No formal charges against the bishops ensued, but it was a clear signal the government is watching. One of the prelates, Archbishop Antonio López Castillo of Barquisimeto, later said he’d received a phone call of support from Pope Francis.

Nicaragua and Venezuela, needless to say, are both heavily Catholic societies in which the Church long has occupied a dominant position.

They both happen to be in Latin America, but there are plenty of examples elsewhere. In the overwhelmingly Catholic Philippines on Thursday, for instance, a 71-year-old Australian nun was ordered to be deported due to her participation in protests against a brutally violent anti-drug crackdown launched by President Rodrigo Duterte. Across the country, Catholic activists have been targeted by pro-Duterte forces.

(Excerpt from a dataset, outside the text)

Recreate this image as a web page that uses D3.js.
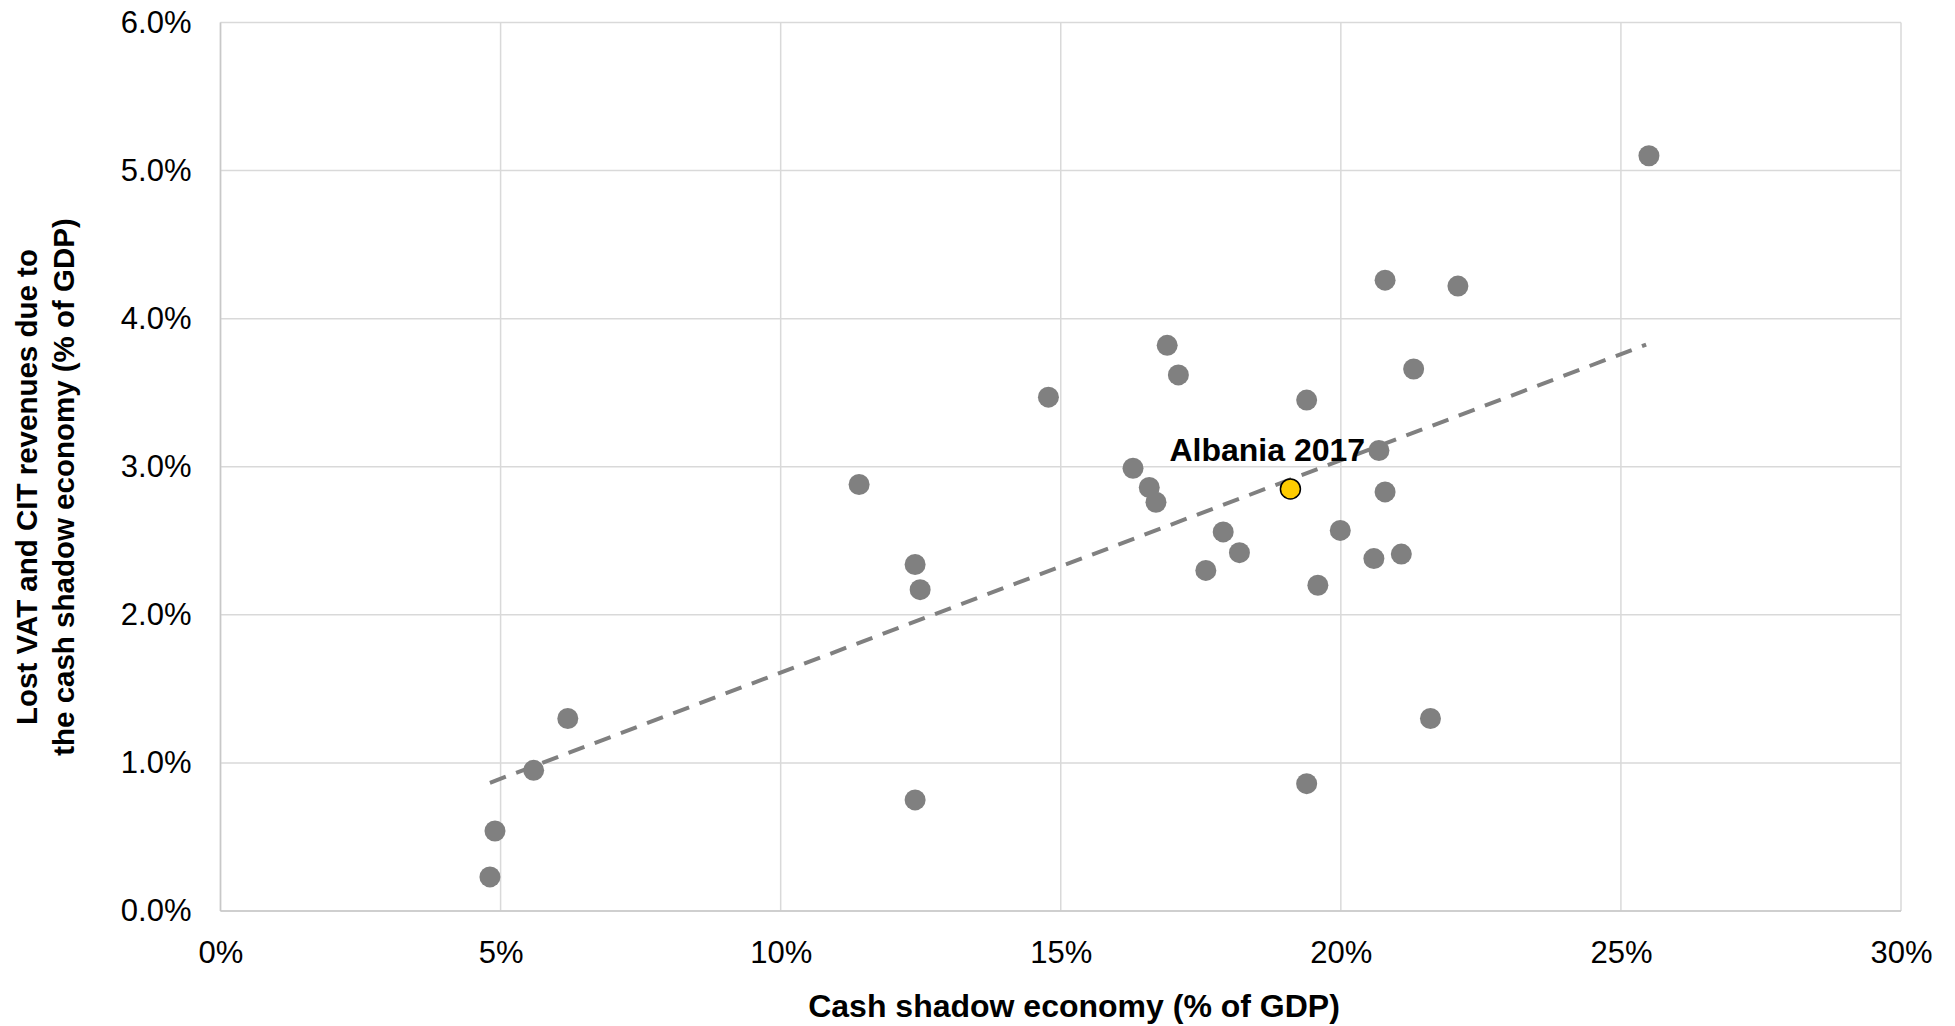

What recent developments confirm is that anywhere Christians profess their faith openly, anywhere they take controversial stands in favor of social justice and human rights on the basis of their convictions, they are exposed to danger. Indeed, martyrdom is at least as likely where Christians are in the majority, for the simple reason that it’s more probable that the activists and voices of conscience who stir opposition will be Christians.

Put differently, the core truth of Christian life remains as true in the 21st century as it was in the first: The Gospel is always disruptive, so anyone who takes it seriously and is willing to put his or her life on the line for it isn’t likely to have guarantees of safety, no matter where they live.